What was advertised in a colonial newspaper 250 years ago today?
“Right Yorkshire MUFFINS, hot twice a Day.”
This anonymous advertiser most likely sold what is today known as Yorkshire Pudding. These “muffins” were made from a batter of eggs, flour, and milk or water, cooked beneath meat (usually beef) roasting on a spit above a fire, thus allowing fats and juices to drip into the muffins and flavor them. William Kenrick’s The Whole Duty of a Woman included a recipe, called “Dripping Pudding,” in 1737. Hannah Glasse published a similar recipe in The Art of Cookery, Made Plain and Easy a decade later, bestowing the name “Yorkshire Pudding.”
I would hazard to guess that Yorkshire Pudding is not a familiar food for most Americans today, though it seems to be quite common, even a traditional part of Sunday dinner, in England. On both sides of the Atlantic, it is no longer known as “Right Yorkshire MUFFINS” or “Dripping Pudding.” Today’s featured advertisement helps to evoke not only the smells and flavors of foods sold in colonial New York, but also the sounds of what they could have been called in the eighteenth century before “Yorkshire Pudding” became the standardized name.
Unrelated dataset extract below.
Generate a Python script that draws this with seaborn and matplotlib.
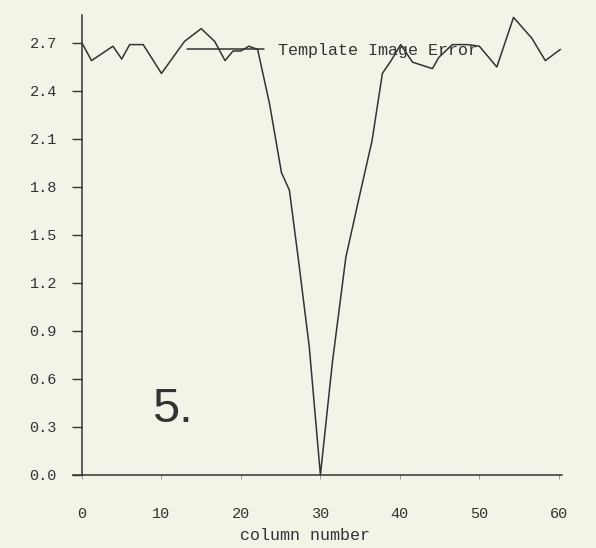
import matplotlib
matplotlib.use("Agg")
import matplotlib.pyplot as plt
import pandas as pd
import seaborn as sns

# traced vertices of the "Template Image Error" curve
column = [0, 1.2, 3.9, 5.0, 6.0, 7.7, 10.0, 12.9, 15.0, 16.7, 18.0, 19.0,
          20.0, 21.0, 22.1, 23.6, 25.1, 26.1, 27.3, 28.6, 30.0, 31.5, 33.2,
          34.9, 36.5, 37.8, 38.9, 40.1, 41.6, 44.1, 44.9, 46.6, 48.5, 50.0,
          52.2, 54.3, 56.6, 58.3, 60.2]
error = [2.70, 2.59, 2.68, 2.60, 2.69, 2.69, 2.51, 2.71, 2.79, 2.71, 2.59,
         2.65, 2.65, 2.68, 2.66, 2.32, 1.89, 1.78, 1.32, 0.80, 0.00, 0.70,
         1.36, 1.74, 2.09, 2.51, 2.59, 2.69, 2.58, 2.54, 2.61, 2.69, 2.69,
         2.68, 2.55, 2.86, 2.73, 2.59, 2.66]
y_ticks = [0.0, 0.3, 0.6, 0.9, 1.2, 1.5, 1.8, 2.1, 2.4, 2.7]
x_ticks = [0, 10, 20, 30, 40, 50, 60]

PAPER = "#f3f4e8"
INK = "#333333"
MONO = ["Liberation Mono", "DejaVu Sans Mono"]

sns.set_style("ticks")
plt.rcParams["font.family"] = MONO

df = pd.DataFrame({"column number": column, "error": error,
                   "series": "Template Image Error"})

fig = plt.figure(figsize=(5.96, 5.48), dpi=100, facecolor=PAPER)
W, H = 596, 548
left, right, top, bottom = 73, 562, 15, 475
ax = fig.add_axes([left / W, 1 - bottom / H, (right - left) / W, (bottom - top) / H])
ax.set_facecolor(PAPER)

sns.lineplot(data=df, x="column number", y="error", hue="series",
             palette=[INK], estimator=None, sort=False, linewidth=1.1, ax=ax)

ax.set_xlim(-1.13, 60.4)
ax.set_ylim(0, 2.875)
ax.spines["right"].set_visible(False)
ax.spines["top"].set_visible(False)
ax.spines["left"].set_position(("data", 0))
for s in ("left", "bottom"):
    ax.spines[s].set_color(INK)
    ax.spines[s].set_linewidth(1.1)

ax.set_yticks(y_ticks)
ax.set_yticklabels([f"{v:.1f}" for v in y_ticks])
ax.set_xticks(x_ticks)
ax.tick_params(axis="y", direction="out", length=7, width=1.0, color=INK,
               labelsize=11, labelcolor=INK, pad=11)
ax.tick_params(axis="x", direction="out", length=3, width=0.6, color="#888888",
               labelsize=11, labelcolor=INK, pad=20)

ax.set_ylabel("")
ax.set_xlabel("column number", fontsize=12, color=INK)
ax.xaxis.set_label_coords((305 - left) / (right - left), -(528 - bottom) / (bottom - top))

leg = ax.legend(loc="center left",
                bbox_to_anchor=((187 - left) / (right - left), (bottom - 50) / (bottom - top)),
                frameon=False, fontsize=12, handlelength=4.6, handletextpad=0.85,
                borderpad=0, borderaxespad=0)
for t in leg.get_texts():
    t.set_color(INK)

fig.text(152 / W, 1 - 422 / H, "5.", family=["Liberation Sans", "DejaVu Sans"],
         fontsize=35, color=INK, va="baseline", ha="left")

fig.savefig("out.png", dpi=100, facecolor=PAPER)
Ellen Castelo offers this history of Yorkshire pudding, including a recipe.
In researching this entry, I was delighted to discover that Yorkshire Muffins made an appearance in a late-nineteenth- or early-twentieth-century advertising campaign: on a cigarette card included in the “Cries of London” series issued by John Player & Sons, a branch of the Imperial Tobacco Company of Great Britain and Ireland. A street vendor hawked his wares, exclaiming, “Buy My Right Yorkshire Cakes. Buy My Muffins.”